Between the 8th and the 11th centuries, Shiva, who was born in the
snow-capped Himalayas, danced his way down into a part of southern India more
familiarly known to us these days as Tamil Nadu, where the Chola Dynasty held
sway, and his image as the Lord of Dance was cast in bronze by local craftsmen,
whose skills have been passed down, generation by generation, to the bronze
casters of today.
Working in the side streets of Thanjavur and elsewhere, in small,
hot workshops, they made these devotional objects via the ancient ‘lost-wax
process’ – which means that a mold is made from an original wax sculpture. When
heated, the wax melts and is poured away. Molten bronze is then poured into the
cavity, and the outside mould removed. Each object is unique.
In this 11th-century bronze housed in the Cleveland Museum of Art,
Shiva dances inside a circlet of flames. The flames seem to lighten the whole,
to give the entire ensemble a touch of additional liftoff or
magical-cum-mystical puff-smokery.
His right foot crushes a demon. In his right hand he holds a drum —
its boom represents the resonance of creation itself — and in his left, fire,
which ravishes the world. His dance feels like an act of gymnastic brilliance
too because he appears to be standing steadfastly and assuredly on one leg,
side-on to us, on the circle’s narrow rim, with nothing but his own miraculous
powers of balance to stop him falling away into nothingness.
And yet the dance also appears to be a very slow one, with each
rising of the leg or turn of the wrist carefully weighed and considered, as if
he is making sacred semaphore signals.
This slowness, Shiva is surely aware, also gives the onlooker ample
opportunity to admire the beauty of his body — how that risen left leg beguiles
us! — and to consider what degree of muscular control he has over it. He is not
only the Lord of the Dance. He is also the Lord and the complete master of
himself, utterly self-possessed in his inscrutability.

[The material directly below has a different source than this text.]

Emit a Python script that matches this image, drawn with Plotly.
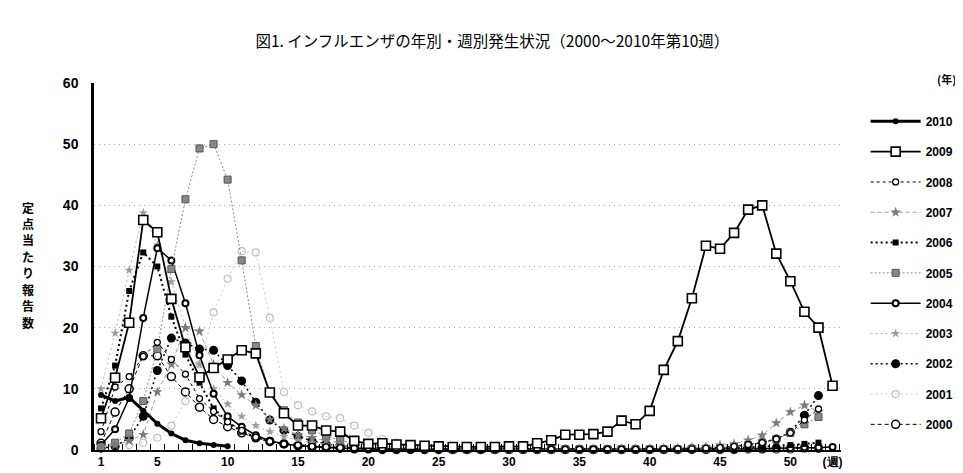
import plotly.graph_objects as go

# ---- data (per-report counts per sentinel site, by week) ----
y2010 = [9.0, 8.0, 8.6, 6.4, 4.3, 2.7, 1.6, 1.1, 0.8, 0.6]

y2009 = [5.2, 11.8, 20.8, 37.6, 35.6, 24.7, 16.8, 11.9, 13.4, 14.8,
         16.3, 15.8, 9.4, 6.0, 4.0, 4.0, 3.2, 3.0, 1.5, 1.0,
         1.1, 0.9, 0.8, 0.7, 0.6, 0.5, 0.5, 0.5, 0.5, 0.6,
         0.6, 1.1, 1.6, 2.5, 2.5, 2.6, 3.0, 4.8, 4.2, 6.4,
         13.1, 17.8, 24.8, 33.4, 32.9, 35.5, 39.3, 40.0, 32.1, 27.6,
         22.6, 20.0, 10.5]

y2008 = [3.0, 10.3, 12.0, 15.3, 17.6, 14.8, 12.4, 8.4, 6.3, 4.6,
         3.2, 2.1, 1.4, 1.0, 0.8, 0.6, 0.5, 0.4, 0.3, 0.3,
         0.2, 0.2, 0.2, 0.1, 0.1, 0.1, 0.1, 0.1, 0.1, 0.1,
         0.1, 0.1, 0.1, 0.1, 0.1, 0.1, 0.1, 0.1, 0.1, 0.1,
         0.2, 0.2, 0.2, 0.3, 0.4, 0.6, 0.9, 1.2, 1.8, 2.8,
         4.9, 6.7]

y2007 = [0.5, 0.8, 1.5, 2.5, 9.5, 14.0, 20.0, 19.4, 14.0, 11.0,
         9.0, 7.3, 5.0, 3.5, 2.5, 2.0, 1.5, 1.2, 1.0, 0.8,
         0.6, 0.5, 0.4, 0.3, 0.2, 0.2, 0.1, 0.1, 0.1, 0.1,
         0.1, 0.1, 0.1, 0.1, 0.1, 0.1, 0.1, 0.2, 0.2, 0.2,
         0.3, 0.3, 0.4, 0.5, 0.8, 1.0, 1.6, 2.4, 4.4, 6.2,
         7.3, 6.3]

y2006 = [6.8, 13.8, 26.0, 32.3, 30.0, 21.8, 15.6, 11.0, 6.8, 4.6,
         3.0, 2.0, 1.4, 1.0, 0.8, 0.6, 0.5, 0.4, 0.3, 0.2,
         0.2, 0.1, 0.1, 0.1, 0.1, 0.1, 0.1, 0.1, 0.1, 0.1,
         0.1, 0.1, 0.1, 0.1, 0.1, 0.1, 0.1, 0.1, 0.1, 0.1,
         0.1, 0.1, 0.1, 0.2, 0.2, 0.3, 0.4, 0.5, 0.6, 0.8,
         1.0, 1.2]

y2005 = [0.5, 1.2, 2.7, 8.0, 16.5, 29.6, 41.0, 49.3, 50.0, 44.2,
         31.0, 17.0, 9.4, 6.5, 4.5, 3.2, 2.3, 1.6, 1.1, 0.8,
         0.6, 0.4, 0.3, 0.2, 0.2, 0.1, 0.1, 0.1, 0.1, 0.1,
         0.1, 0.1, 0.1, 0.1, 0.1, 0.1, 0.1, 0.1, 0.1, 0.1,
         0.1, 0.1, 0.2, 0.2, 0.3, 0.5, 0.8, 1.2, 1.8, 2.8,
         4.2, 5.4]

y2004 = [0.8, 3.4, 8.5, 21.6, 33.0, 31.0, 24.0, 15.5, 9.2, 5.5,
         3.8, 2.4, 1.5, 1.0, 0.7, 0.5, 0.4, 0.3, 0.2, 0.2,
         0.1, 0.1, 0.1, 0.1, 0.1, 0.1, 0.1, 0.1, 0.1, 0.1,
         0.1, 0.1, 0.1, 0.1, 0.1, 0.1, 0.1, 0.1, 0.1, 0.1,
         0.1, 0.1, 0.1, 0.1, 0.1, 0.1, 0.2, 0.2, 0.3, 0.3,
         0.4, 0.4, 0.5]

y2003 = [10.0, 19.1, 29.4, 38.8, 33.5, 27.5, 20.0, 14.0, 10.0, 7.5,
         5.5, 4.0, 3.0, 2.2, 1.6, 1.2, 0.9, 0.7, 0.5, 0.4,
         0.3, 0.2, 0.2, 0.1, 0.1, 0.1, 0.1, 0.1, 0.1, 0.1,
         0.1, 0.1, 0.1, 0.1, 0.1, 0.1, 0.1, 0.1, 0.1, 0.1,
         0.1, 0.1, 0.1, 0.1, 0.2, 0.2, 0.3, 0.4, 0.5, 0.6,
         0.7, 0.8]

y2002 = [0.3, 0.6, 2.0, 5.5, 13.0, 18.3, 17.5, 16.5, 16.3, 13.8,
         11.3, 7.8, 4.9, 3.2, 2.2, 1.5, 1.0, 0.7, 0.5, 0.4,
         0.3, 0.2, 0.2, 0.1, 0.1, 0.1, 0.1, 0.1, 0.1, 0.1,
         0.1, 0.1, 0.1, 0.1, 0.1, 0.1, 0.1, 0.1, 0.1, 0.1,
         0.1, 0.1, 0.2, 0.2, 0.3, 0.5, 0.8, 1.2, 1.8, 2.9,
         5.7, 8.9]

y2001 = [0.3, 0.5, 0.8, 1.2, 2.0, 4.0, 8.0, 14.0, 22.5, 28.0,
         32.5, 32.3, 21.6, 9.5, 7.3, 6.3, 5.5, 5.2, 4.0, 2.8,
         1.8, 1.2, 0.8, 0.5, 0.4, 0.3, 0.2, 0.2, 0.1, 0.1,
         0.1, 0.1, 0.1, 0.1, 0.1, 0.1, 0.1, 0.1, 0.1, 0.1,
         0.1, 0.1, 0.1, 0.1, 0.1, 0.1, 0.1, 0.2, 0.2, 0.2,
         0.2, 0.3]

y2000 = [1.1, 6.2, 10.0, 15.4, 15.4, 12.0, 9.5, 7.0, 5.0, 3.8,
         2.8, 2.0, 1.4, 1.0, 0.7, 0.5, 0.4, 0.3, 0.2, 0.2,
         0.1, 0.1, 0.1, 0.1, 0.1, 0.1, 0.1, 0.1, 0.1, 0.1,
         0.1, 0.1, 0.1, 0.1, 0.1, 0.1, 0.1, 0.1, 0.1, 0.1,
         0.1, 0.1, 0.1, 0.1, 0.1, 0.1, 0.2, 0.2, 0.2, 0.2,
         0.3, 0.3]

x_tick_vals = [1, 5, 10, 15, 20, 25, 30, 35, 40, 45, 50, 53]
x_tick_text = ["1", "5", "10", "15", "20", "25", "30", "35", "40", "45", "50", "(週)"]
y_tick_vals = [0, 10, 20, 30, 40, 50, 60]

title_text = "図1. インフルエンザの年別・週別発生状況（2000〜2010年第10週）"
ytitle_text = "定点当たり報告数"

# ---- styles ----
series = [
    ("2000", y2000, dict(color="black", width=1, dash="4px,3px"),
     dict(symbol="circle", size=8, color="white", line=dict(color="black", width=1.5))),
    ("2001", y2001, dict(color="#cccccc", width=1, dash="2px,3px"),
     dict(symbol="circle-open", size=7, color="#c0c0c0", line=dict(width=1.2))),
    ("2002", y2002, dict(color="black", width=1.5, dash="2px,3px"),
     dict(symbol="circle", size=9, color="black")),
    ("2003", y2003, dict(color="#b4b4b4", width=1, dash="2px,3px"),
     dict(symbol="star", size=7, color="#9c9c9c")),
    ("2004", y2004, dict(color="black", width=1.5),
     dict(symbol="circle", size=6, color="white", line=dict(color="black", width=2))),
    ("2005", y2005, dict(color="#8a8a8a", width=1, dash="2px,2px"),
     dict(symbol="square", size=7, color="#888888", line=dict(color="#555555", width=1))),
    ("2006", y2006, dict(color="black", width=2, dash="2px,3px"),
     dict(symbol="square", size=6, color="black")),
    ("2007", y2007, dict(color="#9a9a9a", width=1, dash="4px,3px"),
     dict(symbol="star", size=8, color="#7a7a7a")),
    ("2008", y2008, dict(color="black", width=1, dash="3px,3px"),
     dict(symbol="circle", size=6, color="white", line=dict(color="black", width=1.3))),
    ("2009", y2009, dict(color="black", width=1.8),
     dict(symbol="square", size=9, color="white", line=dict(color="black", width=1.6))),
    ("2010", y2010, dict(color="black", width=3),
     dict(symbol="circle", size=6, color="black")),
]

fig = go.Figure()
n_series = len(series)
for i, (name, vals, line, marker) in enumerate(series):
    fig.add_trace(go.Scatter(
        x=list(range(1, len(vals) + 1)), y=vals, name=name,
        mode="lines+markers", line=line, marker=marker,
        legendgroup=name, legendrank=n_series - i, cliponaxis=False,
    ))

bold = dict(family="Liberation Sans, Arial, sans-serif", color="black", weight="bold")

# vertical (stacked) y-axis title, one character per annotation
char_step = 16.7 / 372.0
ytitle_annots = [
    dict(text=ch, xref="paper", yref="paper", x=-0.088,
         y=0.505 + (len(ytitle_text) / 2 - 0.5 - k) * char_step,
         xanchor="center", yanchor="middle", showarrow=False,
         font=dict(family="Noto Sans CJK JP", size=12, color="black", weight="bold"))
    for k, ch in enumerate(ytitle_text)
]

fig.update_layout(
    width=963, height=473,
    margin=dict(l=86, r=123, t=75, b=26),
    paper_bgcolor="white", plot_bgcolor="white",
    title=dict(text=title_text, x=0.503, xanchor="center", y=0.93, yanchor="middle",
               font=dict(family="Noto Sans CJK JP", size=15.5, color="black")),
    showlegend=True,
    legend=dict(x=1.033, xanchor="left", y=0.935, yanchor="top",
                traceorder="grouped", tracegroupgap=11.3,
                itemwidth=50, bgcolor="rgba(0,0,0,0)",
                font=dict(size=12, **bold)),
    xaxis=dict(range=[0.5, 53.6], tickmode="array", tickvals=x_tick_vals,
               ticktext=x_tick_text, showgrid=False, zeroline=False,
               showline=True, linecolor="black", linewidth=1.5,
               ticks="", tickfont=dict(size=12, **bold),
               minor=dict(tickmode="array",
                          tickvals=[k + 0.5 for k in range(0, 54)],
                          ticks="inside", ticklen=6, tickcolor="black",
                          showgrid=False)),
    yaxis=dict(range=[0, 60], tickmode="array", tickvals=y_tick_vals,
               showgrid=True, gridcolor="#a8a8a8", gridwidth=1, griddash="1px,4px",
               zeroline=False, showline=True, linecolor="black", linewidth=2.5,
               ticks="", ticklabelstandoff=10, tickfont=dict(size=14, **bold)),
    annotations=ytitle_annots + [
        dict(text="(年)", xref="paper", yref="paper", x=1.157, y=1.012,
             xanchor="right", yanchor="middle", showarrow=False,
             font=dict(family="Noto Sans CJK JP", size=11, color="black", weight="bold")),
    ],
)

fig.write_html("out.html")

Yes, there is much that is human here, but there is also the
distance that the streamlined features of the face seems to suggest, a kind of
almost mask-like stylization that Pablo Picasso might have regarded as
thrillingly primitive and energizingly Other in, say, 1907.

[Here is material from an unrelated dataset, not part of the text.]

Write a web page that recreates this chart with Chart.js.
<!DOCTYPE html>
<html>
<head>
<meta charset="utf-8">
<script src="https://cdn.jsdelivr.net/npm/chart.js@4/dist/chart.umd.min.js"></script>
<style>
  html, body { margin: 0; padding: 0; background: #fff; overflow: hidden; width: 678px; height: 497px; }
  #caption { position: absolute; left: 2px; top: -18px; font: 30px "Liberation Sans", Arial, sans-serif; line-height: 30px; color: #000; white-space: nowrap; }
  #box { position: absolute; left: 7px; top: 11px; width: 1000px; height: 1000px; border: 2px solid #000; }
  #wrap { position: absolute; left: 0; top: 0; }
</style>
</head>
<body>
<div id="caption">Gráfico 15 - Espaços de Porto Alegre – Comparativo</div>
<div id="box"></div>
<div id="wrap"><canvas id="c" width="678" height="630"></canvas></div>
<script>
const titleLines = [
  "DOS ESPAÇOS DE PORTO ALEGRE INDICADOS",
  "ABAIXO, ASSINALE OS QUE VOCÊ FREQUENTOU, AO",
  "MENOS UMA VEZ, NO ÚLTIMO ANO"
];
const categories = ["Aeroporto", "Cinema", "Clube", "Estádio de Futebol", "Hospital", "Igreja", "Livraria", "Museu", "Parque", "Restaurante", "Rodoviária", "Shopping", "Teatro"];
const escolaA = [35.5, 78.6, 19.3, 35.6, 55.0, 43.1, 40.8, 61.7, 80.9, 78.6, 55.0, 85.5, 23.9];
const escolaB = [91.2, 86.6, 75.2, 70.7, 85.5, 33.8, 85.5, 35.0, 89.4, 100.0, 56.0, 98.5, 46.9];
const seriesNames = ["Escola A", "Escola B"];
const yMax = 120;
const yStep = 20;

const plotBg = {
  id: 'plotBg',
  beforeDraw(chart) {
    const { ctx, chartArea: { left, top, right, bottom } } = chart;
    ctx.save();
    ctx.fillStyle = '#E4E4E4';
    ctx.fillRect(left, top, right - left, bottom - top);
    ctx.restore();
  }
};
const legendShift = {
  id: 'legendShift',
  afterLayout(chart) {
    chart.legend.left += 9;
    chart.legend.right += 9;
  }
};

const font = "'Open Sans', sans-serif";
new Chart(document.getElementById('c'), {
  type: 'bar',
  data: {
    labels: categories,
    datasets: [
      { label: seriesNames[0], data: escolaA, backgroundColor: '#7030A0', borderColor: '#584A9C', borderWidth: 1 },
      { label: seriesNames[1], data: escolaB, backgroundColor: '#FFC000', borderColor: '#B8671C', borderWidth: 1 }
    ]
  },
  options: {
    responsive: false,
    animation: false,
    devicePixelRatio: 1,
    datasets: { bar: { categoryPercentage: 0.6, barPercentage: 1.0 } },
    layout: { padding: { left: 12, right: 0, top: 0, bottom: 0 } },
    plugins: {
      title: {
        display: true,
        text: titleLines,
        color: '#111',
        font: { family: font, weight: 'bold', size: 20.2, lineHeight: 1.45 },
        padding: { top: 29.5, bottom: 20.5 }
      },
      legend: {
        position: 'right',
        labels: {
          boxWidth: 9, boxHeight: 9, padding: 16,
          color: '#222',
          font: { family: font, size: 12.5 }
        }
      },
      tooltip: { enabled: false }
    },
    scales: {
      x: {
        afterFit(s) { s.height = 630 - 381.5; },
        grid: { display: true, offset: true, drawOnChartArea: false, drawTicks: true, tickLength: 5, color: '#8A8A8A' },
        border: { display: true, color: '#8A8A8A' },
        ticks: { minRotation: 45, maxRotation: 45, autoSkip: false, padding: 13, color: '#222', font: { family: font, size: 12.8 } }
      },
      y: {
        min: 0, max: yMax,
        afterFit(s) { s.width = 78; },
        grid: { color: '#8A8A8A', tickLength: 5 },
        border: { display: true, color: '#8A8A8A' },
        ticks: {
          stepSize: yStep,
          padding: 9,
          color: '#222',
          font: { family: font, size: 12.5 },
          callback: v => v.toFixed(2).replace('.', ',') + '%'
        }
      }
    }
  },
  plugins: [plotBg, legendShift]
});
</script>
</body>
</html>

This is a god dancing for you, whose limbs possess the beckoning
suppleness of a lover’s. But do not come too close. Admire at a distance.
Inside this bounding circle, which feels to be the touchable limits
of the cosmos, he dances eternally, unstoppably — filling, defining, even
bidding the cosmos to follow the movements of his dance.
And yet, for all that Shiva is one of the greatest gods of
Hinduism, this is a quite small representation of him.
That fact wakes us up to the understanding that this particular
Shiva is a portable deity. Just as he is eternally on the move in the Hindu
scriptures, so this bronze representation of him (until it found itself doomed
to remain a stationary object of enduring aesthetic pleasure in an American
museum forever thereafter), was likely to have been on the move.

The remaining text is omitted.